:: Rows ::

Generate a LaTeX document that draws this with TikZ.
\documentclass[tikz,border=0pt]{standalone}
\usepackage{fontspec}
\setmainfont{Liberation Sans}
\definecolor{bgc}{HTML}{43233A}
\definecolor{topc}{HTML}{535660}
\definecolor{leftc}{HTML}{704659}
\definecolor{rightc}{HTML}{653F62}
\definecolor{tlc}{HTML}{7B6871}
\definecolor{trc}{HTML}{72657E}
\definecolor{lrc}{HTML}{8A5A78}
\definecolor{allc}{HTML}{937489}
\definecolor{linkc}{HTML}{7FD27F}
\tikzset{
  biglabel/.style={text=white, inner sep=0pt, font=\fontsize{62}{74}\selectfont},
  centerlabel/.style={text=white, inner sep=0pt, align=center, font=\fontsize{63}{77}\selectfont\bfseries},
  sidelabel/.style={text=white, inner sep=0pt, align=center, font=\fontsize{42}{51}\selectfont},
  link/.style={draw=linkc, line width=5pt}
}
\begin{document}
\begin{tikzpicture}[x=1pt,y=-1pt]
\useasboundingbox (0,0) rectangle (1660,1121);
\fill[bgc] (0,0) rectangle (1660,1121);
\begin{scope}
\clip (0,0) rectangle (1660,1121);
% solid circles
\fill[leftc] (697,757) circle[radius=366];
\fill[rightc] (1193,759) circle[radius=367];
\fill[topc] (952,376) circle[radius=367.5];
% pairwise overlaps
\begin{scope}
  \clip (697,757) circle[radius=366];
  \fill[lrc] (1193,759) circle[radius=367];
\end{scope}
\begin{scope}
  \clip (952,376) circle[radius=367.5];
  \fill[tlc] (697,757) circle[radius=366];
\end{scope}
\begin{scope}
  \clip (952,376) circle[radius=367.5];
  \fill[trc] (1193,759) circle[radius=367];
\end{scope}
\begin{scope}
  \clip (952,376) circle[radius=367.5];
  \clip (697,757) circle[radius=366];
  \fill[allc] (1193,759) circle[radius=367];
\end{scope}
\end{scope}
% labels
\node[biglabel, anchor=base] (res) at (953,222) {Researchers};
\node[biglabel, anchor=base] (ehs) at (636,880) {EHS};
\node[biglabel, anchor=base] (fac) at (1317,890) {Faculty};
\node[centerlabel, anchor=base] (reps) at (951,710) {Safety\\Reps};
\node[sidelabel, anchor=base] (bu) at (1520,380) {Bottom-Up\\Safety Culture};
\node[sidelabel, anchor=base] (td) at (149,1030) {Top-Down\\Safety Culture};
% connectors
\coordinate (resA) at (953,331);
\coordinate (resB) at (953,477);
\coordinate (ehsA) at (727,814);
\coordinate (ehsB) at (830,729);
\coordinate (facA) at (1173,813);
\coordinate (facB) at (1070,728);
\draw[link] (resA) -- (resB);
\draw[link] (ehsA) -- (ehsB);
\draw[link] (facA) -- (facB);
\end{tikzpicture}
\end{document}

:::
:: Rows ::

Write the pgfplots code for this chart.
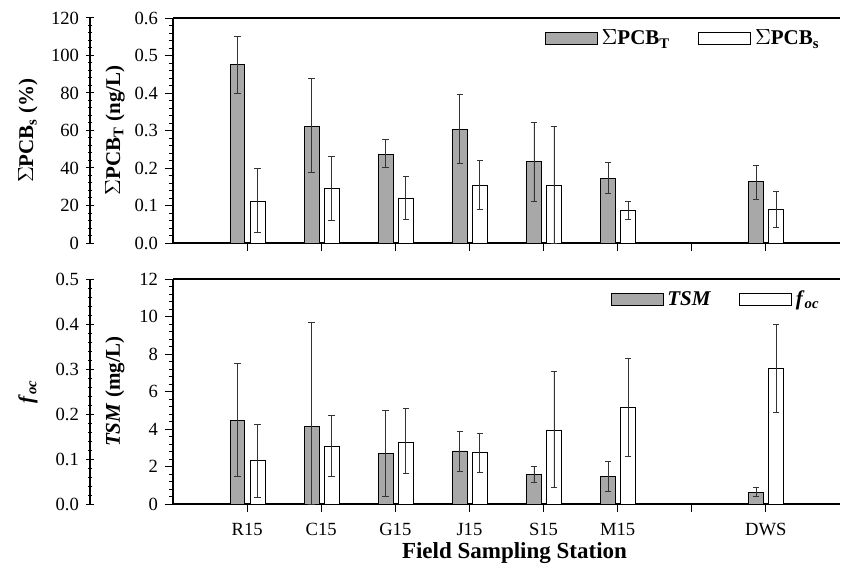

:::

What is expected
Gather from the data above every line with the string "this".

The result
Generate a LaTeX document that draws this with TikZ.
Write the pgfplots code for this chart.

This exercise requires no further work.